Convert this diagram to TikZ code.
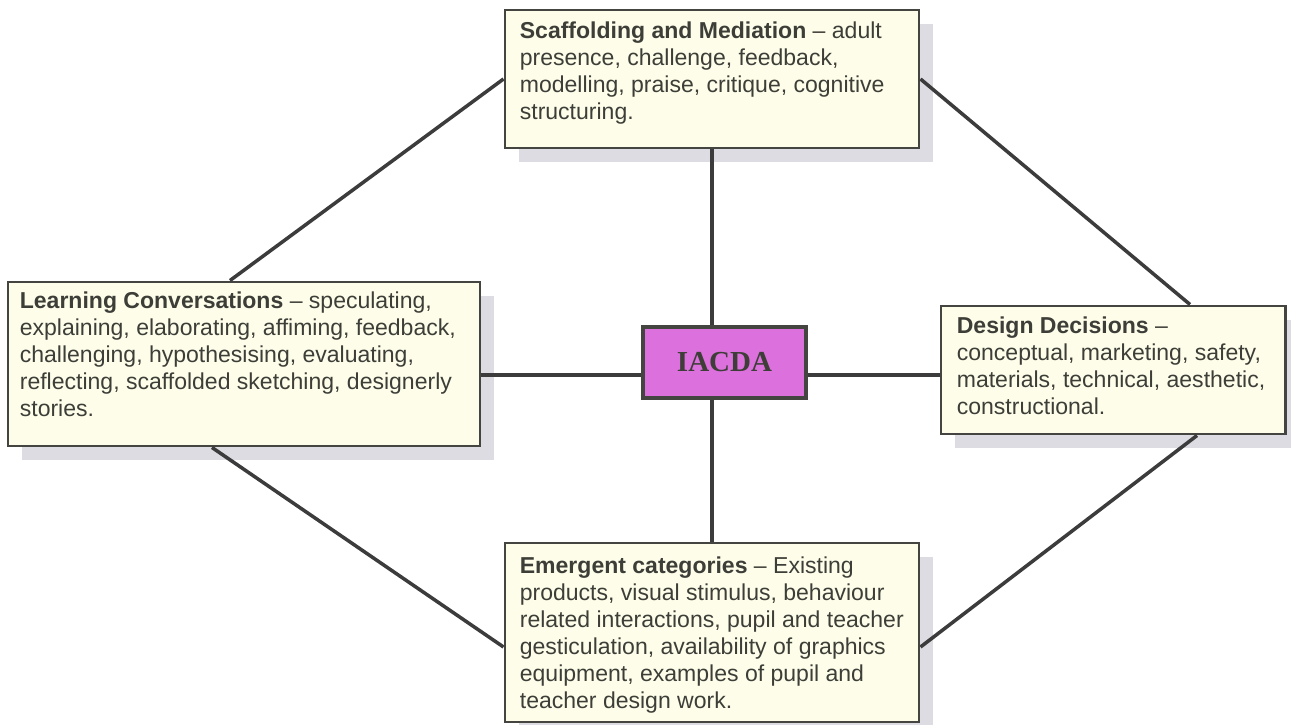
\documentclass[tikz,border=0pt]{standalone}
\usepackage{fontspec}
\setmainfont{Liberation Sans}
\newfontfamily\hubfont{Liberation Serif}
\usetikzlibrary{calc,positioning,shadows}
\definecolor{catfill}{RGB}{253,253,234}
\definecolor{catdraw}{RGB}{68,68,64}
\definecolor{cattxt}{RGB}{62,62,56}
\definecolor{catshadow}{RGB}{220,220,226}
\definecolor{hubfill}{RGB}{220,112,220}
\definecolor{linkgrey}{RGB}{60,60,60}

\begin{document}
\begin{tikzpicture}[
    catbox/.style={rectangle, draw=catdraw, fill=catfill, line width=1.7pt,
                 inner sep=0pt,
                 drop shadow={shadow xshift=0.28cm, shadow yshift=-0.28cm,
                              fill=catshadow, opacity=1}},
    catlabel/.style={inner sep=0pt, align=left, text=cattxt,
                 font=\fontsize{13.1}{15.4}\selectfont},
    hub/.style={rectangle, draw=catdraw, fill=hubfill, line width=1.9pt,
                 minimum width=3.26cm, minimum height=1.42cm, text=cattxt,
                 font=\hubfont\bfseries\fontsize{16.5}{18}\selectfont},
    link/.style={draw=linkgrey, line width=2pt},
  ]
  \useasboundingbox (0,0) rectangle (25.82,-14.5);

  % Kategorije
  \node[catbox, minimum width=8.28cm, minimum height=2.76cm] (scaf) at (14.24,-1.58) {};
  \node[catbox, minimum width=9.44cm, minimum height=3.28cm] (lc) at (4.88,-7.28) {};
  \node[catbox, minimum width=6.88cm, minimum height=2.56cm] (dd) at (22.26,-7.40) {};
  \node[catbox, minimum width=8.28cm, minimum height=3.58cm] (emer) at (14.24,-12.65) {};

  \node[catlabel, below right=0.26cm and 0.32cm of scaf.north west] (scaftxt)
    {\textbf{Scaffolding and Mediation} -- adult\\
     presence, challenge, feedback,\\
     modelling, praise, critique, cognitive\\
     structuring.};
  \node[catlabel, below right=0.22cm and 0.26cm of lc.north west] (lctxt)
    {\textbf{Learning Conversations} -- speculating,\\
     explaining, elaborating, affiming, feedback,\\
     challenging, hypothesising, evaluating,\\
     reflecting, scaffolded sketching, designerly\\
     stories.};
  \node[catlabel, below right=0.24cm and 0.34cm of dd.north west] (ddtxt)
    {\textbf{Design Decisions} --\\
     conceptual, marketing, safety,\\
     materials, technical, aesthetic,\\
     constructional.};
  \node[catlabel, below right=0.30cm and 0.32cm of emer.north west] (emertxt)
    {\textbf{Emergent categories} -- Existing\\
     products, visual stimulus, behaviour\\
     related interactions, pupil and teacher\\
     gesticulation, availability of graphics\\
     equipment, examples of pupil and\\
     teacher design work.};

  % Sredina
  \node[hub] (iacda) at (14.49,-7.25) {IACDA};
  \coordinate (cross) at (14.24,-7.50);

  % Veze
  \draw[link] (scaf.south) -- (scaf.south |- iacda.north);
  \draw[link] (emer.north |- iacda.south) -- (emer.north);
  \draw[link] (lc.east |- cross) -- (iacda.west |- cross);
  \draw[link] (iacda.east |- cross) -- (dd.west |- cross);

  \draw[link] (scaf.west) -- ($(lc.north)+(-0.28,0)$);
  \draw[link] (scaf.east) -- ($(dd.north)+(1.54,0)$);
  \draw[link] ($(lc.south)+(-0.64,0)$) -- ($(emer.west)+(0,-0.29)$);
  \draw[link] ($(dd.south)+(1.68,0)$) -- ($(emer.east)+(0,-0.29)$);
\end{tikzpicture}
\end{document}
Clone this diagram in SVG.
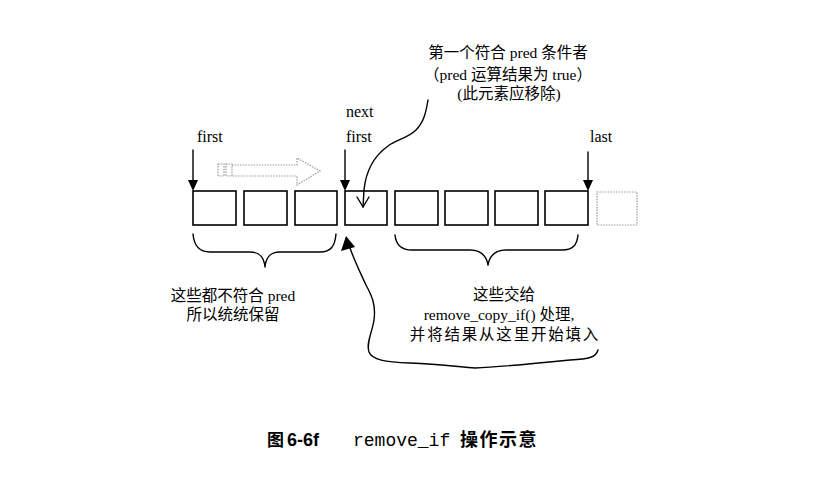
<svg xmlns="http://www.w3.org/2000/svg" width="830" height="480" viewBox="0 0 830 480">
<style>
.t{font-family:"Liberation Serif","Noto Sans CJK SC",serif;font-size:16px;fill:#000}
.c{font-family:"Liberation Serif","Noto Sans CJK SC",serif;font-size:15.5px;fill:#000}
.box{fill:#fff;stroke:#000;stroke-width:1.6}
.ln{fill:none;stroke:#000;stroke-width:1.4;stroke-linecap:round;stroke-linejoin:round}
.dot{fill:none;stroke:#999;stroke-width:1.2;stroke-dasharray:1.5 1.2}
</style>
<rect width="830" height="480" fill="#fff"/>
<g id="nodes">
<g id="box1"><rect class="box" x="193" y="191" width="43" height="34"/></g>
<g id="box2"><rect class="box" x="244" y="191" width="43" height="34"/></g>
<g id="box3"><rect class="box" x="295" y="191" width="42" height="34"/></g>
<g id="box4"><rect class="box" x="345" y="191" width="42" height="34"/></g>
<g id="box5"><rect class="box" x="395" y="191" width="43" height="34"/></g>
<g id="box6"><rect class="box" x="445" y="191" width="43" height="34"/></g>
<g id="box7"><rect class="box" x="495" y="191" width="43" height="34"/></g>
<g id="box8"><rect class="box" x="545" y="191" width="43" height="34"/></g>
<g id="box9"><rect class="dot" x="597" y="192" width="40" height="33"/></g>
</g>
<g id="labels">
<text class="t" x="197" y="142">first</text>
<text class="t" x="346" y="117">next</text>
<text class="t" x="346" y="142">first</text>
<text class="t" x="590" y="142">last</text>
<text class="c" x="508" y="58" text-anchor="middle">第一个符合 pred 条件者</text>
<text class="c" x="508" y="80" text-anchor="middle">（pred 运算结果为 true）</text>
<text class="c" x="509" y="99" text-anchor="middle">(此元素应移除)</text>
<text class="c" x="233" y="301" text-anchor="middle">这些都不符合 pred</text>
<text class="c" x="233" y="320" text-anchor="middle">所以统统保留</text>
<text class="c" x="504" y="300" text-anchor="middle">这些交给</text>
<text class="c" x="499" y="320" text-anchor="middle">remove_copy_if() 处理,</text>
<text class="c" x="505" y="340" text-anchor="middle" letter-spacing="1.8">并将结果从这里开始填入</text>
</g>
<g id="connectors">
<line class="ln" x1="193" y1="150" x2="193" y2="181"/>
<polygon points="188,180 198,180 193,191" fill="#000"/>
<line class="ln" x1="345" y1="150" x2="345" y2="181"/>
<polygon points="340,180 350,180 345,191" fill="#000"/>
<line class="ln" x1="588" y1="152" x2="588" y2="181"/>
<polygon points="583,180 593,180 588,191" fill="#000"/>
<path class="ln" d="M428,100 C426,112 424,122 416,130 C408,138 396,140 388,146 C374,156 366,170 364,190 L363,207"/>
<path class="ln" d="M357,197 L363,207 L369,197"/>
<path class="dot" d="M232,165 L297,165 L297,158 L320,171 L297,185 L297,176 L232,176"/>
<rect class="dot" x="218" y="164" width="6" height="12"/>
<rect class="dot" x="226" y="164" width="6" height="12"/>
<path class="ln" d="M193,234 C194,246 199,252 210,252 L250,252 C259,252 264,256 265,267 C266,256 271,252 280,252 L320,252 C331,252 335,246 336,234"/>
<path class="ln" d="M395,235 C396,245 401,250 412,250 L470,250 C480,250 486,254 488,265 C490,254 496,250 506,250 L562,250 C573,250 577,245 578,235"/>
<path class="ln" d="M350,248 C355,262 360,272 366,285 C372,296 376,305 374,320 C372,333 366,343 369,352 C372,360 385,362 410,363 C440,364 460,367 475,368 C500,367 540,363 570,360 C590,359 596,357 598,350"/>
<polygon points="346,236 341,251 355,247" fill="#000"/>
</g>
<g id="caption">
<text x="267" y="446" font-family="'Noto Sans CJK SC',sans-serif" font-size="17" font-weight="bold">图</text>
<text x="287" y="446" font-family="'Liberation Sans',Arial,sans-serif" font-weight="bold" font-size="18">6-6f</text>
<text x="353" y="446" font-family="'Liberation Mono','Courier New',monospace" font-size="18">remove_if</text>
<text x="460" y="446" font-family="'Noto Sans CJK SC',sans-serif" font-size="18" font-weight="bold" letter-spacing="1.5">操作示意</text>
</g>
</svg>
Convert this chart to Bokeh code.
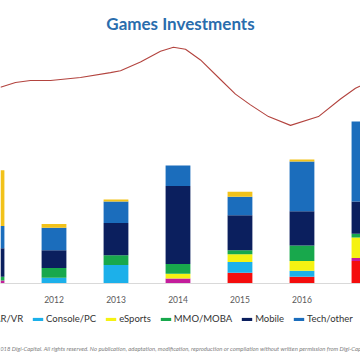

::::

Goal
Give again, word for word, every line from the top of the data through the line with "(0,0) rectangle (25.82,-14.5);", both ends included, and exclude the pictures.

Result for this exercise
Convert this diagram to TikZ code.
\documentclass[tikz,border=0pt]{standalone}
\usepackage{fontspec}
\setmainfont{Liberation Sans}
\newfontfamily\hubfont{Liberation Serif}
\usetikzlibrary{calc,positioning,shadows}
\definecolor{catfill}{RGB}{253,253,234}
\definecolor{catdraw}{RGB}{68,68,64}
\definecolor{cattxt}{RGB}{62,62,56}
\definecolor{catshadow}{RGB}{220,220,226}
\definecolor{hubfill}{RGB}{220,112,220}
\definecolor{linkgrey}{RGB}{60,60,60}

\begin{document}
\begin{tikzpicture}[
    catbox/.style={rectangle, draw=catdraw, fill=catfill, line width=1.7pt,
                 inner sep=0pt,
                 drop shadow={shadow xshift=0.28cm, shadow yshift=-0.28cm,
                              fill=catshadow, opacity=1}},
    catlabel/.style={inner sep=0pt, align=left, text=cattxt,
                 font=\fontsize{13.1}{15.4}\selectfont},
    hub/.style={rectangle, draw=catdraw, fill=hubfill, line width=1.9pt,
                 minimum width=3.26cm, minimum height=1.42cm, text=cattxt,
                 font=\hubfont\bfseries\fontsize{16.5}{18}\selectfont},
    link/.style={draw=linkgrey, line width=2pt},
  ]
  \useasboundingbox (0,0) rectangle (25.82,-14.5);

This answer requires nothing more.